When John Michael Giacona was in eighth grade he dreamed of becoming a Marine. But he weighed too much. He weighed 198 pounds.
"I couldn't do one pullup. I was overweight, my waist was too big. It was kinda depressing," he said.
He could have felt sorry for himself because he'd gained the weight after open heart surgery.
"I was real scared and my mom was really overprotective and wouldn't let me do any kind of sports. I wanted to play football," Giacona said.
Instead, the eighth grader made a decision.
"I decided I was sick of the way I looked and I wasn't happy," he said.
The summer before 10th grade he lost 60 pounds, and did it the hard way -- with diet and exercise.
Three years later, he aced the Marine physical. What about his heart problem?
"My cardiologist cleared me and said I was outstanding, had an elite heart," Giacona said.
The fitness training had helped strengthen his heart muscle. Then something happened he never expected: His dream changed his whole family.
"In sixth grade, I got up to 200 pounds. I was almost the biggest person in school," said his brother, Charlie Giacona.
Charlie started working out with John Michael.
"I was like I don't want to be left out, so I just tagged along with him. Everything he did I was there and I ended up losing 90 pounds," Charlie said.
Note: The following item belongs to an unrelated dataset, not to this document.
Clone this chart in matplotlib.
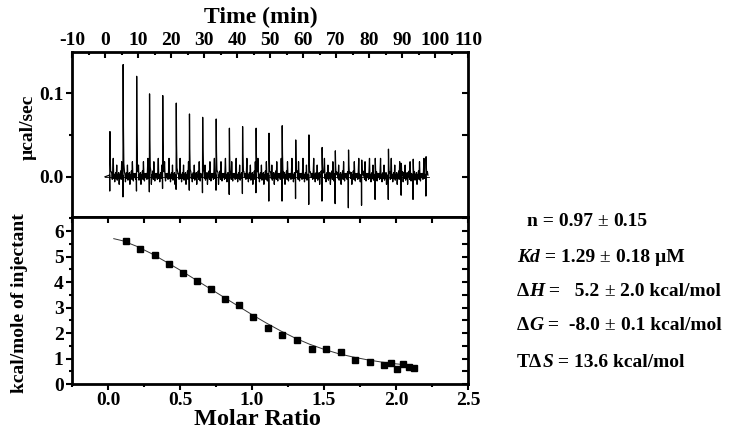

Their father lost 40 pounds and their mother lost 100 pounds.
"He was the inspiration, him and Charlie," the brothers' mother, Donna Giacona, said.
And John Michael says his family's success motivated him.
"I knew I was doing something good for my brother, making his life better, and my parents helping, them live longer. It just felt really good," he said.
John Michael Giacona plans to enter the Marine Corps as an officer as soon as he finishes college. Right now, he is a biology major at University of Texas and he wants to do something in the medical field when he begins his career in the Marines.